Taking a 3-0 lead into the third period, the Devils had the game in hand, in part because they limited the Hurricanes to three shots in the second period.
As amused as the Devils were after their convincing win, the mood was grim in the other locker room. The Hurricanes have lost five in a row (0-4-1), outscored 17-6 over that stretch.
Coach Kirk Muller was visibly upset with his team.
"We've got some things to fix, but I don't think it's systematic at all," Muller said. "You know what, we're not going to accept this. You've got to work, and if you do, you get your ice time. You've got to help the guys who have been going every night. That's the bottom line."
Muller was referring, in part, to the Hurricanes' lack of scoring punch outside of the top line of Jiri Tlusty-Eric Staal-Alex Semin. Muller has said many times he is waiting for contributions from some of his depth players. His patience is beginning to wear thin.

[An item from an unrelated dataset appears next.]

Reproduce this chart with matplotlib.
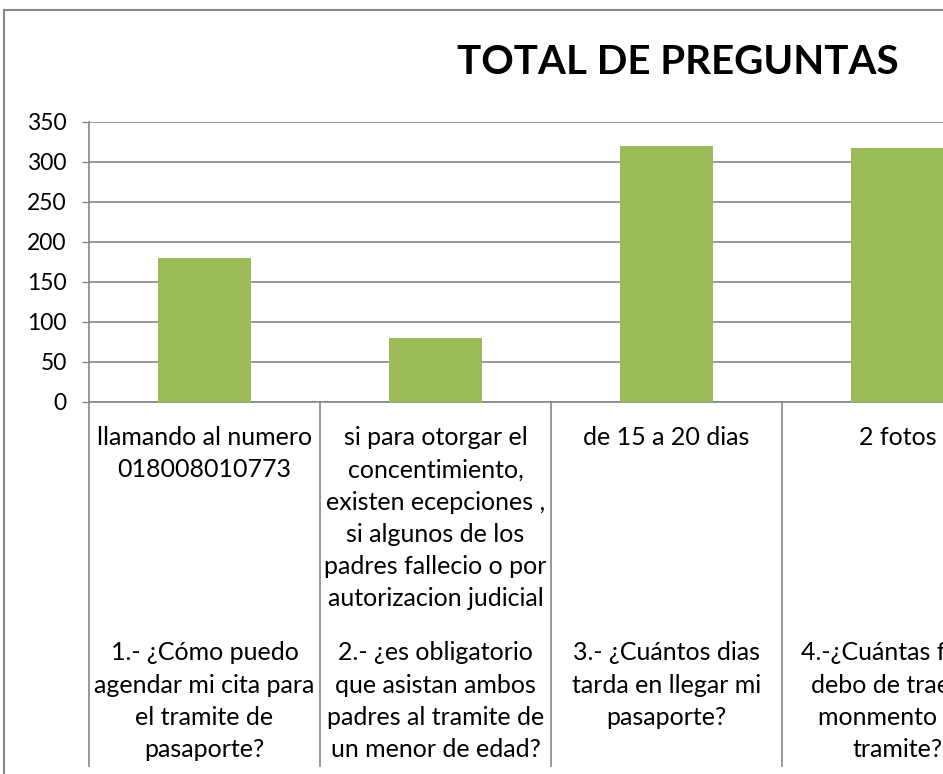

"I'm disappointed tonight," Muller said. "It's time we don't piggy-back off of some of the guys that have been playing well all year. We need more effort from some guys. We got outworked in the second. They took over and that's not going to work.
"Some guys need to look in the mirror and get their work boots on and get their game going. This is playoff hockey now. Everything is cranked up, everything is harder, and you have to earn your space."
For all the tension generated by the Hurricanes' loss, the Devils were basking in glow of a win -- and a little bit of levity, the kind of moment that takes the pressure off during a Stanley Cup Playoff chase.
At the same time, no one lost sight of Brodeur's real contribution. The goal was nice, but it was about the way the 40-year-old played in his 1,205th regular-season game, his 665th win.
"They had a big push in about a three or four minutes span, so it was critical that he made some big saves there and allowed us to get our composure back," Devils coach Peter DeBoer said. "It's a big lift for us. Marty's our starting goaltender and he's the best of all time. It's a luxury to have him back there for a lot of different reasons."
Henrique said, "It was all him in the first period. They were putting a ton of pressure on us. He scores a power-play goal. There's not much else you can ask from a goalie. He didn't miss a beat out there."
If there was an intersection Tuesday night where Brodeur's greatness crossed with his simple turn of fortune, Kovalchuk found a way to say it simply.
"The good players always have good luck -- and he did on that goal for sure. He deserved that one."